Dilemma: When to Drop the Bible Bomb
9 05 2008I was e-mailing with a friend today, and we were talking about evangelism. More specifically, we were talking about the drive-by variation, where well-meaning Christians approach total strangers with the gospel, usually in the form of a little tract or booklet.

I’ll just say it up front: I’m not a huge fan of the drive-by Bible bomb drop off. I know people come to Christ in this way, and so I’m not going to say there’s no redeeming value in the approach (wow, I just made a pun). But most of the time, I think it puts people off. And I’m willing to bet a lot of Christians would be annoyed if it were the Mormons or the JWs doing the drive-by on them.
Anyway, this conversation got me thinking. At what point do you drop the Bible bomb?
Case in point: My husband and I just bought our first house and moved into a new neighborhood. We’re literally the new kids on the block–kids, I say, because we’re probably at least 10 and in some cases 20-30 years younger than most people in our neighborhood. Still, we believe in God and Jesus as His plan for a relationship with mankind (wow–that sounded really textbookish), and so we feel both a desire and obligation to eventually share the gospel with our neighbors. So, the question looms: when?

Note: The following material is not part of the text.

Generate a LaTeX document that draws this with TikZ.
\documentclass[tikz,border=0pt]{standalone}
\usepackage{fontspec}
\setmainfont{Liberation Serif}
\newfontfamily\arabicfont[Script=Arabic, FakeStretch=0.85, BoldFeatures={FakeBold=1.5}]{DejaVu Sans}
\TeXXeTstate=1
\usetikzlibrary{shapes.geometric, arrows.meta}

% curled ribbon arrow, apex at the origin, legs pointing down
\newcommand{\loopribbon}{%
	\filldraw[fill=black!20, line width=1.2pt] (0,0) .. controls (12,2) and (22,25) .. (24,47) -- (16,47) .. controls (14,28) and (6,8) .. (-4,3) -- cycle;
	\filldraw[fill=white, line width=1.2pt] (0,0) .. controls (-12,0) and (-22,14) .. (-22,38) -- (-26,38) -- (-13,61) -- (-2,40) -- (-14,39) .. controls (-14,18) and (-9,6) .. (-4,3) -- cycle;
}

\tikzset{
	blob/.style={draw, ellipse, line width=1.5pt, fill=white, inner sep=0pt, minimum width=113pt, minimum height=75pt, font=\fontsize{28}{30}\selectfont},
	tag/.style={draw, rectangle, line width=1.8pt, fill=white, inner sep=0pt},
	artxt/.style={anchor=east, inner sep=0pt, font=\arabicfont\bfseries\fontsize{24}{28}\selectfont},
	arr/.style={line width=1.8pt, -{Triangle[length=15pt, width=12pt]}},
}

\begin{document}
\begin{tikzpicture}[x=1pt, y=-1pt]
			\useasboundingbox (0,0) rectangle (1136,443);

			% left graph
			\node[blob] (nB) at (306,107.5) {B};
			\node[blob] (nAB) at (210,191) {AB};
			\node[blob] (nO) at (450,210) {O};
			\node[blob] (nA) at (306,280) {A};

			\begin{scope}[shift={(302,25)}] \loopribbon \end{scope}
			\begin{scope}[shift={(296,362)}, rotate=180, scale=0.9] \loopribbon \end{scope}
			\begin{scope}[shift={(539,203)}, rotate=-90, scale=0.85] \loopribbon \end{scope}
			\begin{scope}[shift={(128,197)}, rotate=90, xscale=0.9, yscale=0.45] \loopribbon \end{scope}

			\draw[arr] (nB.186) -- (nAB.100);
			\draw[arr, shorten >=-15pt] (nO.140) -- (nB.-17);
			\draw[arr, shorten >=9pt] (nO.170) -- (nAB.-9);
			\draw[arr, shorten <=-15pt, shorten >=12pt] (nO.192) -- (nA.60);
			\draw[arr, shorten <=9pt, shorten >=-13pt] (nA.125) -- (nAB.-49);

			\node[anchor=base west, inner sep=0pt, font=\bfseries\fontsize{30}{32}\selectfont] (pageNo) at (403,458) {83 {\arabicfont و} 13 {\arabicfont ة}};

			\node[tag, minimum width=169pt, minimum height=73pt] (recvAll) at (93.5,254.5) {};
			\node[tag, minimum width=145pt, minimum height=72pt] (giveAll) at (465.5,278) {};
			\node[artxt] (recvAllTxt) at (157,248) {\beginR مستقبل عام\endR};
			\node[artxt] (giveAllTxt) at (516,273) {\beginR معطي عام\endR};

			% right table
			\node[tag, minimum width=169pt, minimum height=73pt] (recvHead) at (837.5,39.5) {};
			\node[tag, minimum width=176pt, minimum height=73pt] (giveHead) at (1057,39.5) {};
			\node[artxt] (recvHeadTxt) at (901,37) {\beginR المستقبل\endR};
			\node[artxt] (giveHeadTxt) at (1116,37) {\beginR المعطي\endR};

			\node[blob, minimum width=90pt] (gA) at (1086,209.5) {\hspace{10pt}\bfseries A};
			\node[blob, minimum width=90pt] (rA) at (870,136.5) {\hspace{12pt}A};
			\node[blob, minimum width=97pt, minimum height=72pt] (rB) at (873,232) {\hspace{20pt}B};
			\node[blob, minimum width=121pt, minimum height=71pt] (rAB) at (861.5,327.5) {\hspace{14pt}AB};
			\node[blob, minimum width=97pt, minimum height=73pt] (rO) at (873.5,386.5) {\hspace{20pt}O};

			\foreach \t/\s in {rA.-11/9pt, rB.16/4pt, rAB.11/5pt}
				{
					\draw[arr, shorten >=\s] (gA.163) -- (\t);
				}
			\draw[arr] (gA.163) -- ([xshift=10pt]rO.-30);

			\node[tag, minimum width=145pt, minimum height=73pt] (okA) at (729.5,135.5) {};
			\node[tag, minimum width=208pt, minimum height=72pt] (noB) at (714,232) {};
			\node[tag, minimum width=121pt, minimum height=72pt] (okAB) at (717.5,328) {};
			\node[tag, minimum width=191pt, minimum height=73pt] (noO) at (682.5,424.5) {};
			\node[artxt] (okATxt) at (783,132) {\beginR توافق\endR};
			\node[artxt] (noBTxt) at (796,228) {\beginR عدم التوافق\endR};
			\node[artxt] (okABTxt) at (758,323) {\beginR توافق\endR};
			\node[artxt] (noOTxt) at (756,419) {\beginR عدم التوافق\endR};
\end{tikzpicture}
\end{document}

I know there’s the standard response of, well, just get to know them and let them see Christ in your life. But then what? I think people break into two camps at this point. There’s those who feel that once you’ve established a relationship, it’s time to share the gospel. And I understand why–it’s a dying world! If we love our neighbors and friends, we want to share Christ with them. But then there’s others who seem to think hey, if you just “be Jesus” to the world, eventually people are going to see this “light” in you and ask you about it. I guess I’ve just never seen a real-life example of this happening. It certainly hasn’t to me, although I’m fully willing to admit this could be because I just haven’t been a great representation of Jesus!

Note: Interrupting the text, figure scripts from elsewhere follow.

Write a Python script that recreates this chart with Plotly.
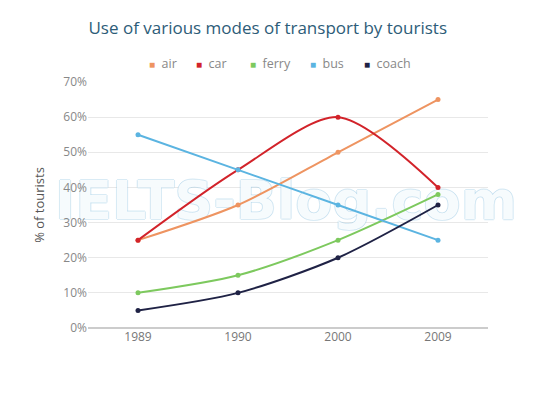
import plotly.graph_objects as go

years = ['1989', '1990', '2000', '2009']
air = [25, 35, 50, 65]
car = [25, 45, 60, 40]
ferry = [10, 15, 25, 38]
bus = [55, 45, 35, 25]
coach = [5, 10, 20, 35]

series = [
    ('air', air, '#ee9461'),
    ('car', car, '#d2232a'),
    ('ferry', ferry, '#7dc95e'),
    ('bus', bus, '#5bb4e1'),
    ('coach', coach, '#1f2245'),
]
xpos = list(range(len(years)))
legend_x = [0.148, 0.266, 0.4, 0.55, 0.685]  # where each legend entry starts (paper)

fig = go.Figure()

# watermark, drawn first so the lines sit over it
wm = 'rgba(150,200,228,0.4)'
fig.add_trace(go.Scatter(
    x=[1.48], y=[35], mode='text', text=['IELTS-Blog.com'], showlegend=False, hoverinfo='skip',
    cliponaxis=False,
    textfont=dict(family='DejaVu Sans', size=54, weight='bold', color='rgba(255,255,255,0.9)',
                  shadow=f'1px 0 0 {wm}, -1px 0 0 {wm}, 0 1px 0 {wm}, 0 -1px 0 {wm}'),
))

for name, vals, col in series:
    fig.add_trace(go.Scatter(
        x=xpos, y=vals, name=name, mode='lines+markers', showlegend=False,
        line=dict(color=col, width=2, shape='spline', smoothing=0.8),
        marker=dict(color=col, size=5, symbol='circle'),
    ))

# legend drawn by hand so the swatches sit close to the names
for (name, vals, col), lx in zip(series, legend_x):
    fig.add_annotation(
        text=f'<span style="color:{col};font-size:10px">■</span>  {name}',
        x=lx, y=1.077, xref='paper', yref='paper', xanchor='left', yanchor='middle',
        showarrow=False, font=dict(size=12.5, color='#888888'),
    )

fig.update_layout(
    width=540, height=405,
    margin=dict(l=80, r=60, t=74, b=85),
    paper_bgcolor='white', plot_bgcolor='white',
    font=dict(family='Open Sans', color='#777777', size=12),
    title=dict(text='Use of various modes of transport by tourists', x=0.481, xanchor='center',
               yref='container', y=0.95, yanchor='middle', font=dict(size=17, color='#2d5c78')),
    showlegend=False,
)
fig.update_xaxes(range=[-0.5, 3.5], tickvals=xpos, ticktext=years, showgrid=False, showline=False,
                 zeroline=False, ticks='', tickfont=dict(size=12, color='#777777'))
fig.update_yaxes(range=[0, 70], dtick=10, ticksuffix='%', gridcolor='#e8e8e8', zeroline=True,
                 zerolinecolor='#cccccc', showline=False,
                 title=dict(text='% of tourists', font=dict(size=13, color='#555555'), standoff=15),
                 tickfont=dict(size=12, color='#888888'))

fig.write_html('out.html')
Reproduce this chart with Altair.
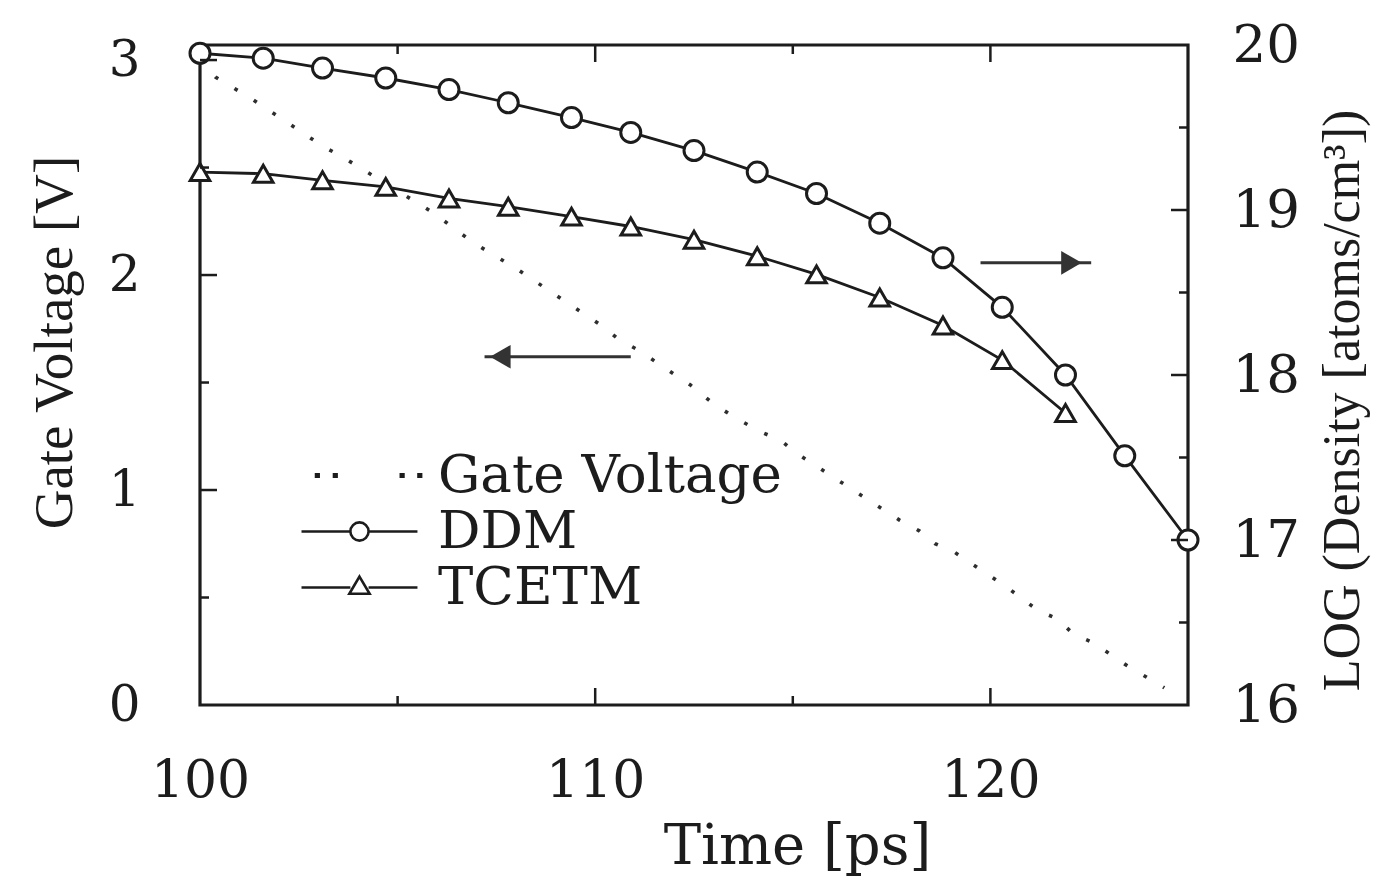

I’ll admit it: if I were one of my neighbors and some young upstart who just moved into my neighborhood came over and asked “would you like to come to church with me?” I’d be freaked out by it. After all, I don’t know anything about them, or their church for that matter. And I have my own background and opinions already.
I might be more receptive if they took time to get to know me and build my trust, but still. I’m trying to think, if I were them, what would make me most comfortable with a spiritual conversation?
I think part of the problem here is the fact that faith/religion is pretty much the only social taboo in our society anymore. It’s totally socially acceptable to talk about sex, drinking, smoking weed, even politics to an extent, but once someone brings up “God,” or “Jesus,” everyone else starts to squirm. I guess we shouldn’t be surprised…Jesus did say this would happen!
But still. There’s got to be some type of balance between not offending people with the gospel and never mentioning your faith out of fear.
Obviously, I don’t profess to have the answers. I’m just throwing this out there, wondering if anyone else has felt the same way? I can’t really think of too many Bible passages that offer an example I can particularly relate to (although I know the one that immediately comes to mind is the passage in Acts where Paul relates the gospel to the altar of the unknown god.)
If anyone reading this is of a religion other than Christian, or of no religion, I want to pose a question: Is it always offensive if someone tries to talk with you about faith, or can it be pleasant if done in a respectful way?
I’m interested in hearing people’s thoughts. Thanks for reading, and I hope people will feel comfortable commenting.